## Given data
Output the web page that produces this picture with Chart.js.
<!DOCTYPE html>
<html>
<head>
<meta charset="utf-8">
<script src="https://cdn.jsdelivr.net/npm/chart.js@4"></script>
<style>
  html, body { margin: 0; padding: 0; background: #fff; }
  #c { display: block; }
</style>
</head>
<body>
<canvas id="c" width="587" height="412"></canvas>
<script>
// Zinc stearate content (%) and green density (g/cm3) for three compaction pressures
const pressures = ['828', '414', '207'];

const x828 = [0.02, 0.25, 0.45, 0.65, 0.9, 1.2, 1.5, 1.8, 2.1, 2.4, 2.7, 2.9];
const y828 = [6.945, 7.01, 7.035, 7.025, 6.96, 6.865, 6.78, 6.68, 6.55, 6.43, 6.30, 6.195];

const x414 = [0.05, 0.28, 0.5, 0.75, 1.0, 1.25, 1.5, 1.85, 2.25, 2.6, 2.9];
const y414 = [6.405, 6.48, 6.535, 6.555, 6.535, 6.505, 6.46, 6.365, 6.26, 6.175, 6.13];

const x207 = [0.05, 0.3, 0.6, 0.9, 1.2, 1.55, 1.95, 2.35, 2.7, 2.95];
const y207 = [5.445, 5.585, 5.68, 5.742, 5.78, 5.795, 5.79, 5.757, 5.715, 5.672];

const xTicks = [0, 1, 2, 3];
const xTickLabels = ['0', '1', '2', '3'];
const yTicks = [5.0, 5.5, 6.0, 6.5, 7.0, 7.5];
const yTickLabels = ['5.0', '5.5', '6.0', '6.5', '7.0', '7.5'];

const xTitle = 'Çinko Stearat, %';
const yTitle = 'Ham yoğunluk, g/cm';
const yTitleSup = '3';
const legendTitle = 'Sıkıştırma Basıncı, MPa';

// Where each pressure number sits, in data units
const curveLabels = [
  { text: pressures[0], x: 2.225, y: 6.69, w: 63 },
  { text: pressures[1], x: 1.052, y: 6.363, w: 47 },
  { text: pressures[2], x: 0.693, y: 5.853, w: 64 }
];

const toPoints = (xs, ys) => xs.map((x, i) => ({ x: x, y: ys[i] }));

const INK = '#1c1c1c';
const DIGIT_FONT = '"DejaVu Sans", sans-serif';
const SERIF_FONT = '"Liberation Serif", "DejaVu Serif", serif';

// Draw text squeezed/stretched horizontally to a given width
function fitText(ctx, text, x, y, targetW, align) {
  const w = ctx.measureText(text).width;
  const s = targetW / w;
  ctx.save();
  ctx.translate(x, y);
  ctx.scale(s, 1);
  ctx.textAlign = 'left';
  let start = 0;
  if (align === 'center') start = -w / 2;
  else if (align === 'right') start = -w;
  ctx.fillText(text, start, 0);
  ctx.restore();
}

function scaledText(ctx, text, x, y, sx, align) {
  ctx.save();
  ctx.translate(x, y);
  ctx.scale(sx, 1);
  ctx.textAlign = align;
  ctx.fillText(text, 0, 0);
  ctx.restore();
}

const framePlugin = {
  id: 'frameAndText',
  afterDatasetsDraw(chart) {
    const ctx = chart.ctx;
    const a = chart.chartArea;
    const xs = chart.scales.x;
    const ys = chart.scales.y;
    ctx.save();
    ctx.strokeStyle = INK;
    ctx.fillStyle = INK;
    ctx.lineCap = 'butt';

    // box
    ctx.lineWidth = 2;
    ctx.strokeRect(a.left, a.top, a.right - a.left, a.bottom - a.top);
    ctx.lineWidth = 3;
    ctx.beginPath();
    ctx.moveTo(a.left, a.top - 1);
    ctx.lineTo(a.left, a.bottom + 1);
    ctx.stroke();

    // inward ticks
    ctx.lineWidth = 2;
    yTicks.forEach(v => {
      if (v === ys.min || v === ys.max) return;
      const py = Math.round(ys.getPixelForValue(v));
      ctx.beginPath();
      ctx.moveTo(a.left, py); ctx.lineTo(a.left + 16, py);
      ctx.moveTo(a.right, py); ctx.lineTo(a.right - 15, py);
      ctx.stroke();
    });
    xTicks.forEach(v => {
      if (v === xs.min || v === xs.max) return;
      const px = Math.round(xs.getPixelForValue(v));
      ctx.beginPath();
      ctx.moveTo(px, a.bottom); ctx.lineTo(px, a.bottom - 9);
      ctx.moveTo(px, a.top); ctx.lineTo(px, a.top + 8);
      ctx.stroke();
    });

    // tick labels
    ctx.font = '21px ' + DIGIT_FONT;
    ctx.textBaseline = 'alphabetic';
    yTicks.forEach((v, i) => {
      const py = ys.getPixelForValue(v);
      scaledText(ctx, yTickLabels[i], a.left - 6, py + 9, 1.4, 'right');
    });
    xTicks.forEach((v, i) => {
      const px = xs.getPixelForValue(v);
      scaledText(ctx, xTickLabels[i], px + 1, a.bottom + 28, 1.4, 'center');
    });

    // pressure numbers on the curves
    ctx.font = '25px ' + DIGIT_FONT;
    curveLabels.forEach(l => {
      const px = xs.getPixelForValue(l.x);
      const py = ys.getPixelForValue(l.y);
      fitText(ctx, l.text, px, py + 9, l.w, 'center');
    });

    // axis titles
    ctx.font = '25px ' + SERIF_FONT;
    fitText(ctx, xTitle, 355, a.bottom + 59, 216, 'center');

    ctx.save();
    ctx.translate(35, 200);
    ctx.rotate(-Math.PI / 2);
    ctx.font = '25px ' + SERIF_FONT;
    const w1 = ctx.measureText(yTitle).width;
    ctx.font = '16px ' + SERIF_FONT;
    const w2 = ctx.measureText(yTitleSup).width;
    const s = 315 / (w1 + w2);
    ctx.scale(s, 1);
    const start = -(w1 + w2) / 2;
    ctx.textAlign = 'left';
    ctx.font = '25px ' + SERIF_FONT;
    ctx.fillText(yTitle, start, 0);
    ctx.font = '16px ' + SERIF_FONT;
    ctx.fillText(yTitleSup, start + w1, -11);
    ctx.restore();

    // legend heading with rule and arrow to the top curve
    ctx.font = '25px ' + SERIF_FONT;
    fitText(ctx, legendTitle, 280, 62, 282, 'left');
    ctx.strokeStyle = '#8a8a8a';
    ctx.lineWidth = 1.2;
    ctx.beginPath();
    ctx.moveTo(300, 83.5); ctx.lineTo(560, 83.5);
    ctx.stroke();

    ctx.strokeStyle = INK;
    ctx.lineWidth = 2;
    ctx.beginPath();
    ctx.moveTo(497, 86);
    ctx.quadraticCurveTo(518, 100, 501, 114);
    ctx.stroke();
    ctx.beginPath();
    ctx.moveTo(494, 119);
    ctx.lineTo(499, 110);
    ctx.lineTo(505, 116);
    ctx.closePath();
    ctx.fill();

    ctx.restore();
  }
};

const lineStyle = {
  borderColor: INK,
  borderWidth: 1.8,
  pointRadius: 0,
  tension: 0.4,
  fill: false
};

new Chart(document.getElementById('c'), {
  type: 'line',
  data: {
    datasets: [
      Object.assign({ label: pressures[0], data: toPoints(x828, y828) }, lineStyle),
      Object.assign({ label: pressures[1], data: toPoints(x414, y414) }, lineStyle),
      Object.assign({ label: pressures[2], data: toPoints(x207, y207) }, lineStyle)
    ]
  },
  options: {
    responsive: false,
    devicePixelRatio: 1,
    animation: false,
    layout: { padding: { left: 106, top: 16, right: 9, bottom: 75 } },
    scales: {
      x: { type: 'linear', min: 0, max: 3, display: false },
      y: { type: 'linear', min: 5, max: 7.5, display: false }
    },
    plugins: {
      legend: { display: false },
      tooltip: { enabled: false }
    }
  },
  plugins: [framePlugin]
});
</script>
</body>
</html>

* * *

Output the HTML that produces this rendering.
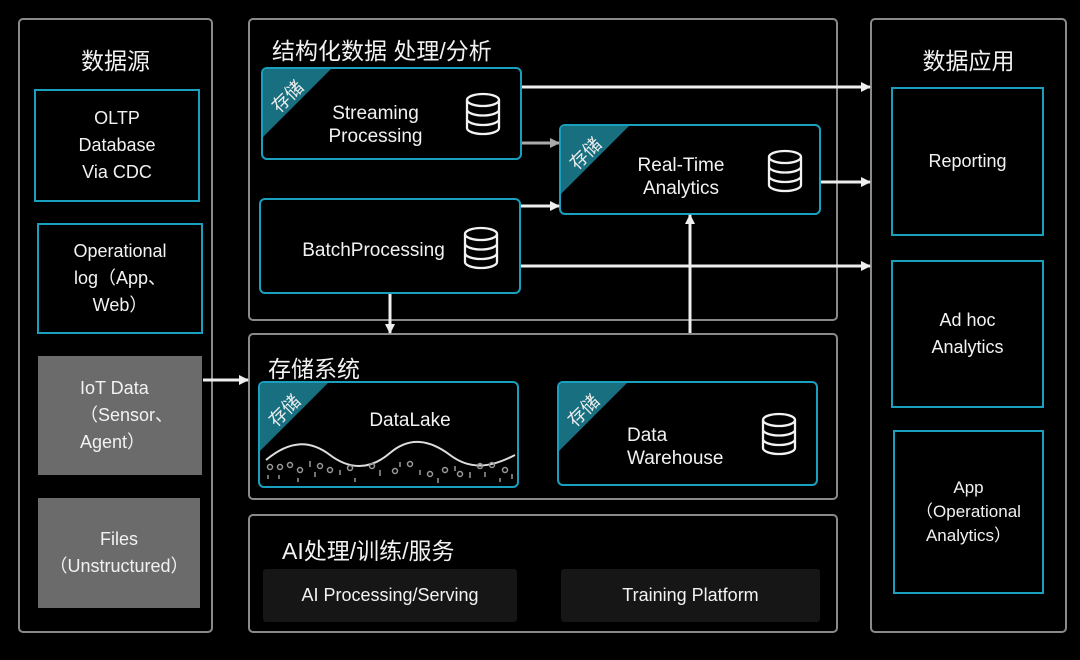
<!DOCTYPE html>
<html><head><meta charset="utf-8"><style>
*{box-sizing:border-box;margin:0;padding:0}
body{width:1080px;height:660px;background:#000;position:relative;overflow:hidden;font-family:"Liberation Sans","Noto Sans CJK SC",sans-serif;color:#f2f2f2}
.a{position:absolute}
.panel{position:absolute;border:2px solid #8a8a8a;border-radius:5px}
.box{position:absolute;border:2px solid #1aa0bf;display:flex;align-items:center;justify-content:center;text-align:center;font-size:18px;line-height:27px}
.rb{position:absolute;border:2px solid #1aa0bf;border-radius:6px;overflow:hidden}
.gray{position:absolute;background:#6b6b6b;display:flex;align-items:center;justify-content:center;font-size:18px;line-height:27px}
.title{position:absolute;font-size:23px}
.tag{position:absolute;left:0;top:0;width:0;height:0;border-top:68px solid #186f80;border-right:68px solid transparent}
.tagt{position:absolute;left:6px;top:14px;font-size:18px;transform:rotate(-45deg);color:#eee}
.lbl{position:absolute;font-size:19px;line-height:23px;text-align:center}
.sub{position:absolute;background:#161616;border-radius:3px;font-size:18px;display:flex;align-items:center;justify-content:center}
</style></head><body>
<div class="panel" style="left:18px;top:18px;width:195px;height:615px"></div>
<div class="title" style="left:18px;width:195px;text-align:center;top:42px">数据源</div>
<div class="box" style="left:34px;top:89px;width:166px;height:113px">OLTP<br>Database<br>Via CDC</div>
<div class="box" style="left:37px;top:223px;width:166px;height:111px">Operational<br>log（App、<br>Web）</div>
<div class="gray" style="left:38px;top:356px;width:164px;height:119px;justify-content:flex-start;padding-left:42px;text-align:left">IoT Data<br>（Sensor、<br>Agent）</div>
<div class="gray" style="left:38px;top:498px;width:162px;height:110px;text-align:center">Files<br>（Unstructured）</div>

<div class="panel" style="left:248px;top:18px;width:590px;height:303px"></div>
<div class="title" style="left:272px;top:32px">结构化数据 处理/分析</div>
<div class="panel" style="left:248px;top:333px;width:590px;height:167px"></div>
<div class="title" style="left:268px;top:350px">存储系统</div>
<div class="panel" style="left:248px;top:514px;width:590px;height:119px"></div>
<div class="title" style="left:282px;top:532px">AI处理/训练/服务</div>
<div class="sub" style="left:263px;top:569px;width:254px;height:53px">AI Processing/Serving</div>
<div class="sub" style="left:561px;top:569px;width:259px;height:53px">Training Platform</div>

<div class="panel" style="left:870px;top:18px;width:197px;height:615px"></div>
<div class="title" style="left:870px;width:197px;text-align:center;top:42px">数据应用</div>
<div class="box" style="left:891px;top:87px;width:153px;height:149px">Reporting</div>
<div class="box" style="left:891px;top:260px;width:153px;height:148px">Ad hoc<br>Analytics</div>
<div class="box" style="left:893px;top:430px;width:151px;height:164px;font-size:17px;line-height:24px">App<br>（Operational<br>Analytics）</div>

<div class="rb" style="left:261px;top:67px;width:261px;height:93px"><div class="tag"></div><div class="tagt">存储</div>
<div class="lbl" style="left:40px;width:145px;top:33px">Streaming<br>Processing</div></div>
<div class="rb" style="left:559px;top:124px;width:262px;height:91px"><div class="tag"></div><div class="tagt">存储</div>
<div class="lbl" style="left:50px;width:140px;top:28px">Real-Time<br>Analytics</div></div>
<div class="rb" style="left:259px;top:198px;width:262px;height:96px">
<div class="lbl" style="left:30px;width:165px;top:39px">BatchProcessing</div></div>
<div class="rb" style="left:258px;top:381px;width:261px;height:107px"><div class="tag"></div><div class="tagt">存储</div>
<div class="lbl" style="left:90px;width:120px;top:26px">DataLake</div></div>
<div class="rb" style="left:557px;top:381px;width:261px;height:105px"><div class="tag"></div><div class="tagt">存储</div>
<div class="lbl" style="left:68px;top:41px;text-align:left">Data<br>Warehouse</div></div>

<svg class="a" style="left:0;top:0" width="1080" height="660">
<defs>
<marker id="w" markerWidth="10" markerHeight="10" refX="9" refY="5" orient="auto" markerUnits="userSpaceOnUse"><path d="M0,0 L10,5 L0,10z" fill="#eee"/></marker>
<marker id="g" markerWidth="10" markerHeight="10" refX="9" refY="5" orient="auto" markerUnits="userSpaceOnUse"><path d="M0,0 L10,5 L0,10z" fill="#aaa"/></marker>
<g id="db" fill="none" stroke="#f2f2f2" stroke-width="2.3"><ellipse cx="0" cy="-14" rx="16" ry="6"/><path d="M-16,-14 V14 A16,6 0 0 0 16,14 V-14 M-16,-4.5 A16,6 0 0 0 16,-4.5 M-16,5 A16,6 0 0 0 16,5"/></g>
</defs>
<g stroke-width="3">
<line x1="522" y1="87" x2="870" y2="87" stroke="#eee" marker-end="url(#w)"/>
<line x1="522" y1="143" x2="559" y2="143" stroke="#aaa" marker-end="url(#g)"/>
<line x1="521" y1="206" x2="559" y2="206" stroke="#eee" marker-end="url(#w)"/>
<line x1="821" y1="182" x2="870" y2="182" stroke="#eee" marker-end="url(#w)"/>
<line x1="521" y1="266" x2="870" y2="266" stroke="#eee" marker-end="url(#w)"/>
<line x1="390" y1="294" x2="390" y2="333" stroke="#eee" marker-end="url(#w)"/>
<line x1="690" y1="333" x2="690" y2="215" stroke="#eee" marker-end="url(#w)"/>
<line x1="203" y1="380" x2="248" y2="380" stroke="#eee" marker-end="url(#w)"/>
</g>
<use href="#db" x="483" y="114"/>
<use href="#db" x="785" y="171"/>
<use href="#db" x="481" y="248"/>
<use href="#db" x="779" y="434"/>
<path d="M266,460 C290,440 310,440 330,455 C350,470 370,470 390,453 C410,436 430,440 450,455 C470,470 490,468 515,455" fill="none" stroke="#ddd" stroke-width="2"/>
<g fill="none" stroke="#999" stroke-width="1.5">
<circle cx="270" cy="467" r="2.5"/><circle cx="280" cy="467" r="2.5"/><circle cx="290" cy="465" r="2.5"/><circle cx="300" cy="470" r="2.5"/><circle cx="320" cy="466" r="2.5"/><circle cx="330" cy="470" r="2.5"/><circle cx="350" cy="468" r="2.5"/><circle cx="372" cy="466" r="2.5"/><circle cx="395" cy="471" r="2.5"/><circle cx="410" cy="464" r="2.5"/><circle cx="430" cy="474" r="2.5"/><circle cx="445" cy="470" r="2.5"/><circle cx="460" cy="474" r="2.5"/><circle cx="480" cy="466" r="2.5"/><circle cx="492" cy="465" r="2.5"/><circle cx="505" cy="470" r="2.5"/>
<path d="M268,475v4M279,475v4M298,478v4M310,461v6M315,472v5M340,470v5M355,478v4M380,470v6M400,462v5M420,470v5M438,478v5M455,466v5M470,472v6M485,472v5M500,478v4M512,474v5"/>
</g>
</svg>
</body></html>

## Task statement
Nothing but the lines from the one with "Output the web" through the one with "6.26, 6.175, 6.13];" should be repeated, and each exactly.

## Full output
Output the web page that produces this picture with Chart.js.
<!DOCTYPE html>
<html>
<head>
<meta charset="utf-8">
<script src="https://cdn.jsdelivr.net/npm/chart.js@4"></script>
<style>
  html, body { margin: 0; padding: 0; background: #fff; }
  #c { display: block; }
</style>
</head>
<body>
<canvas id="c" width="587" height="412"></canvas>
<script>
// Zinc stearate content (%) and green density (g/cm3) for three compaction pressures
const pressures = ['828', '414', '207'];

const x828 = [0.02, 0.25, 0.45, 0.65, 0.9, 1.2, 1.5, 1.8, 2.1, 2.4, 2.7, 2.9];
const y828 = [6.945, 7.01, 7.035, 7.025, 6.96, 6.865, 6.78, 6.68, 6.55, 6.43, 6.30, 6.195];

const x414 = [0.05, 0.28, 0.5, 0.75, 1.0, 1.25, 1.5, 1.85, 2.25, 2.6, 2.9];
const y414 = [6.405, 6.48, 6.535, 6.555, 6.535, 6.505, 6.46, 6.365, 6.26, 6.175, 6.13];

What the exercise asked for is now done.